# WHAT IS BEING ASKED:
Without the images, write out the whole listing exactly.
>>>
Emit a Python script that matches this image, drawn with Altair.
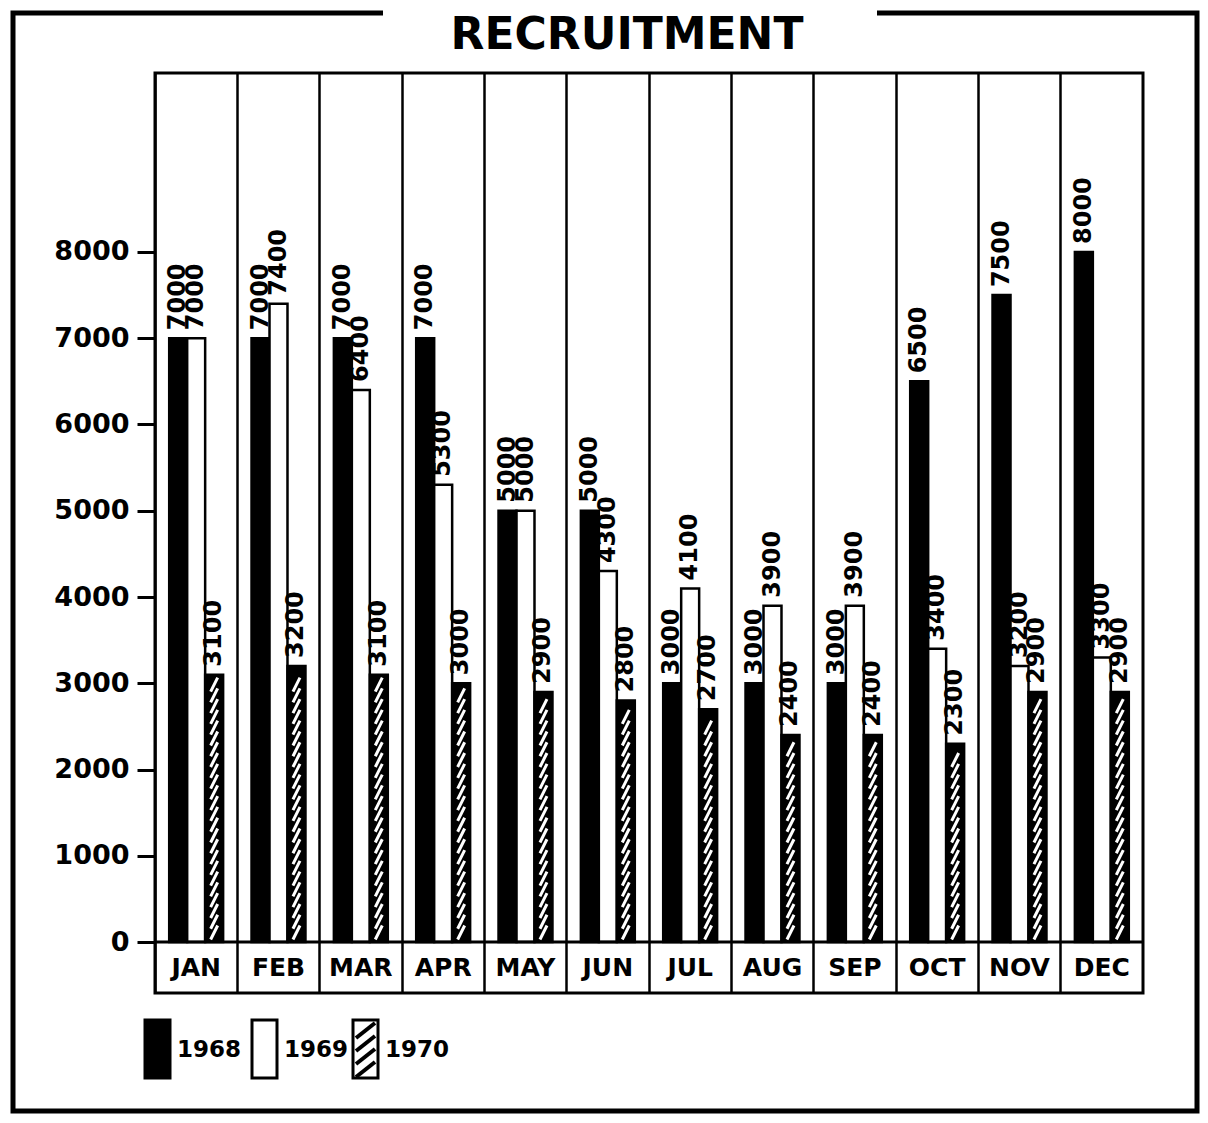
import altair as alt
import pandas as pd
import numpy as np

# ---------------- data ----------------
months = ["JAN", "FEB", "MAR", "APR", "MAY", "JUN", "JUL", "AUG", "SEP", "OCT", "NOV", "DEC"]
years = ["1968", "1969", "1970"]
v1968 = [7000, 7000, 7000, 7000, 5000, 5000, 3000, 3000, 3000, 6500, 7500, 8000]
v1969 = [7000, 7400, 6400, 5300, 5000, 4300, 4100, 3900, 3900, 3400, 3200, 3300]
v1970 = [3100, 3200, 3100, 3000, 2900, 2800, 2700, 2400, 2400, 2300, 2900, 2900]
y_ticks = [0, 1000, 2000, 3000, 4000, 5000, 6000, 7000, 8000]
title_text = "RECRUITMENT"

rows = []
for yr, vals in zip(years, [v1968, v1969, v1970]):
    for m, v in zip(months, vals):
        rows.append({"month": m, "year": yr, "value": v})
df = pd.DataFrame(rows)

# hatch stripe positions (decoration) inside the 1970 bars
hatch_rows = []
for m, v in zip(months, v1970):
    for h in np.arange(110, v - 95, 125):
        hatch_rows.append({"month": m, "year": "1970", "value": float(h)})
hatch_df = pd.DataFrame(hatch_rows)

# ---------------- layout ----------------
W, H = 988, 920
Y_DOMAIN = [-591, 10075]
FONT = "DejaVu Sans"

x_enc = alt.X(
    "month:N",
    sort=months,
    scale=alt.Scale(domain=months, paddingInner=0, paddingOuter=0),
    axis=alt.Axis(grid=True, bandPosition=0, labels=False, ticks=False, domain=False,
                  title=None, gridColor="black", gridWidth=2.5, gridOpacity=1),
)
xo_enc = alt.XOffset("year:N", scale=alt.Scale(domain=years, paddingInner=0, paddingOuter=0.79))
y_axis = alt.Axis(values=y_ticks, title=None, grid=False, domain=False,
                  tickSize=18, tickWidth=3, tickColor="black",
                  labelFont=FONT, labelFontWeight="bold", labelFontSize=27,
                  labelColor="black", labelPadding=8, format="d")
y_scale = alt.Scale(domain=Y_DOMAIN, nice=False, zero=False)
y_enc = alt.Y("value:Q", scale=y_scale, axis=y_axis)

bars = alt.Chart(df).mark_bar(stroke="black", strokeWidth=2.5).encode(
    x=x_enc,
    xOffset=xo_enc,
    y=y_enc,
    y2=alt.datum(0),
    fill=alt.Fill("year:N", scale=alt.Scale(domain=years, range=["black", "white", "black"]), legend=None),
)

hatch = alt.Chart(hatch_df).mark_point(
    shape="M-0.5,1L0.5,-1", size=196, filled=False, color="white",
    stroke="white", strokeWidth=3, opacity=1,
).encode(x=x_enc, xOffset=xo_enc, y=y_enc)

labels = alt.Chart(df).mark_text(
    angle=270, align="left", baseline="middle", dx=8,
    font=FONT, fontWeight="bold", fontSize=24, color="black",
).encode(x=x_enc, xOffset=xo_enc, y=y_enc, text=alt.Text("value:Q", format="d"))

zero_line = alt.Chart(pd.DataFrame({"k": [0]})).mark_rule(color="black", strokeWidth=3).encode(
    y=alt.Y(datum=0, scale=y_scale, axis=y_axis)
)

month_df = pd.DataFrame({"month": months})
month_labels = alt.Chart(month_df).mark_text(
    font=FONT, fontWeight="bold", fontSize=25, color="black", baseline="middle",
).encode(x=x_enc, y=alt.Y(datum=-296, scale=y_scale, axis=y_axis), text="month:N")

one = pd.DataFrame({"k": [0]})

frame = alt.Chart(one).mark_rect(fill="white", fillOpacity=0, stroke="black", strokeWidth=5).encode(
    x=alt.value(-142), x2=alt.value(1042), y=alt.value(-60), y2=alt.value(1038)
)
title_gap = alt.Chart(one).mark_rect(fill="white").encode(
    x=alt.value(228), x2=alt.value(722), y=alt.value(-80), y2=alt.value(-50)
)
title = alt.Chart(one).mark_text(
    text=title_text, font=FONT, fontWeight="bold", fontSize=44,
    align="center", baseline="alphabetic", color="black",
).encode(x=alt.value(472), y=alt.value(-24))

# ---------------- legend ----------------
legend_x = [-10, 97, 198]
legend_fill = ["black", "white", "white"]
leg_top, leg_bot, leg_w = 947, 1005, 25
legend_layers = []
for i, yr in enumerate(years):
    x0 = legend_x[i]
    legend_layers.append(
        alt.Chart(one).mark_rect(fill=legend_fill[i], stroke="black", strokeWidth=3).encode(
            x=alt.value(x0), x2=alt.value(x0 + leg_w), y=alt.value(leg_top), y2=alt.value(leg_bot)
        )
    )
    legend_layers.append(
        alt.Chart(pd.DataFrame({"year": [yr]})).mark_text(
            font=FONT, fontWeight="bold", fontSize=23, align="left", baseline="middle", color="black",
        ).encode(x=alt.value(x0 + 32), y=alt.value(977), text="year:N")
    )
    if i == 2:
        for k in range(4):
            yb = leg_top + 18 + k * 13
            legend_layers.append(
                alt.Chart(one).mark_rule(color="black", strokeWidth=4).encode(
                    x=alt.value(x0 + 3), x2=alt.value(x0 + leg_w - 3),
                    y=alt.value(yb), y2=alt.value(yb - 15)
                )
            )

chart = alt.layer(
    bars, hatch, labels, zero_line, month_labels, frame, title_gap, title, *legend_layers
).properties(
    width=W, height=H,
    autosize=alt.AutoSizeParams(type="none"),
    padding={"left": 147, "top": 65, "right": 57, "bottom": 124},
    background="white",
).configure_view(stroke="black", strokeWidth=3)

chart.save("out.html", embed_options={"renderer": "svg", "actions": False})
<<<
# EXERCISE ANSWER:
Emit a Python script that matches this image, drawn with Altair.
import altair as alt
import pandas as pd
import numpy as np

# ---------------- data ----------------
months = ["JAN", "FEB", "MAR", "APR", "MAY", "JUN", "JUL", "AUG", "SEP", "OCT", "NOV", "DEC"]
years = ["1968", "1969", "1970"]
v1968 = [7000, 7000, 7000, 7000, 5000, 5000, 3000, 3000, 3000, 6500, 7500, 8000]
v1969 = [7000, 7400, 6400, 5300, 5000, 4300, 4100, 3900, 3900, 3400, 3200, 3300]
v1970 = [3100, 3200, 3100, 3000, 2900, 2800, 2700, 2400, 2400, 2300, 2900, 2900]
y_ticks = [0, 1000, 2000, 3000, 4000, 5000, 6000, 7000, 8000]
title_text = "RECRUITMENT"

rows = []
for yr, vals in zip(years, [v1968, v1969, v1970]):
    for m, v in zip(months, vals):
        rows.append({"month": m, "year": yr, "value": v})
df = pd.DataFrame(rows)

# hatch stripe positions (decoration) inside the 1970 bars
hatch_rows = []
for m, v in zip(months, v1970):
    for h in np.arange(110, v - 95, 125):
        hatch_rows.append({"month": m, "year": "1970", "value": float(h)})
hatch_df = pd.DataFrame(hatch_rows)

# ---------------- layout ----------------
W, H = 988, 920
Y_DOMAIN = [-591, 10075]
FONT = "DejaVu Sans"

x_enc = alt.X(
    "month:N",
    sort=months,
    scale=alt.Scale(domain=months, paddingInner=0, paddingOuter=0),
    axis=alt.Axis(grid=True, bandPosition=0, labels=False, ticks=False, domain=False,
                  title=None, gridColor="black", gridWidth=2.5, gridOpacity=1),
)
xo_enc = alt.XOffset("year:N", scale=alt.Scale(domain=years, paddingInner=0, paddingOuter=0.79))
y_axis = alt.Axis(values=y_ticks, title=None, grid=False, domain=False,
                  tickSize=18, tickWidth=3, tickColor="black",
                  labelFont=FONT, labelFontWeight="bold", labelFontSize=27,
                  labelColor="black", labelPadding=8, format="d")
y_scale = alt.Scale(domain=Y_DOMAIN, nice=False, zero=False)
y_enc = alt.Y("value:Q", scale=y_scale, axis=y_axis)

bars = alt.Chart(df).mark_bar(stroke="black", strokeWidth=2.5).encode(
    x=x_enc,
    xOffset=xo_enc,
    y=y_enc,
    y2=alt.datum(0),
    fill=alt.Fill("year:N", scale=alt.Scale(domain=years, range=["black", "white", "black"]), legend=None),
)

hatch = alt.Chart(hatch_df).mark_point(
    shape="M-0.5,1L0.5,-1", size=196, filled=False, color="white",
    stroke="white", strokeWidth=3, opacity=1,
).encode(x=x_enc, xOffset=xo_enc, y=y_enc)

labels = alt.Chart(df).mark_text(
    angle=270, align="left", baseline="middle", dx=8,
    font=FONT, fontWeight="bold", fontSize=24, color="black",
).encode(x=x_enc, xOffset=xo_enc, y=y_enc, text=alt.Text("value:Q", format="d"))

zero_line = alt.Chart(pd.DataFrame({"k": [0]})).mark_rule(color="black", strokeWidth=3).encode(
    y=alt.Y(datum=0, scale=y_scale, axis=y_axis)
)

month_df = pd.DataFrame({"month": months})
month_labels = alt.Chart(month_df).mark_text(
    font=FONT, fontWeight="bold", fontSize=25, color="black", baseline="middle",
).encode(x=x_enc, y=alt.Y(datum=-296, scale=y_scale, axis=y_axis), text="month:N")

one = pd.DataFrame({"k": [0]})

frame = alt.Chart(one).mark_rect(fill="white", fillOpacity=0, stroke="black", strokeWidth=5).encode(
    x=alt.value(-142), x2=alt.value(1042), y=alt.value(-60), y2=alt.value(1038)
)
title_gap = alt.Chart(one).mark_rect(fill="white").encode(
    x=alt.value(228), x2=alt.value(722), y=alt.value(-80), y2=alt.value(-50)
)
title = alt.Chart(one).mark_text(
    text=title_text, font=FONT, fontWeight="bold", fontSize=44,
    align="center", baseline="alphabetic", color="black",
).encode(x=alt.value(472), y=alt.value(-24))

# ---------------- legend ----------------
legend_x = [-10, 97, 198]
legend_fill = ["black", "white", "white"]
leg_top, leg_bot, leg_w = 947, 1005, 25
legend_layers = []
for i, yr in enumerate(years):
    x0 = legend_x[i]
    legend_layers.append(
        alt.Chart(one).mark_rect(fill=legend_fill[i], stroke="black", strokeWidth=3).encode(
            x=alt.value(x0), x2=alt.value(x0 + leg_w), y=alt.value(leg_top), y2=alt.value(leg_bot)
        )
    )
    legend_layers.append(
        alt.Chart(pd.DataFrame({"year": [yr]})).mark_text(
            font=FONT, fontWeight="bold", fontSize=23, align="left", baseline="middle", color="black",
        ).encode(x=alt.value(x0 + 32), y=alt.value(977), text="year:N")
    )
    if i == 2:
        for k in range(4):
            yb = leg_top + 18 + k * 13
            legend_layers.append(
                alt.Chart(one).mark_rule(color="black", strokeWidth=4).encode(
                    x=alt.value(x0 + 3), x2=alt.value(x0 + leg_w - 3),
                    y=alt.value(yb), y2=alt.value(yb - 15)
                )
            )

chart = alt.layer(
    bars, hatch, labels, zero_line, month_labels, frame, title_gap, title, *legend_layers
).properties(
    width=W, height=H,
    autosize=alt.AutoSizeParams(type="none"),
    padding={"left": 147, "top": 65, "right": 57, "bottom": 124},
    background="white",
).configure_view(stroke="black", strokeWidth=3)

chart.save("out.html", embed_options={"renderer": "svg", "actions": False})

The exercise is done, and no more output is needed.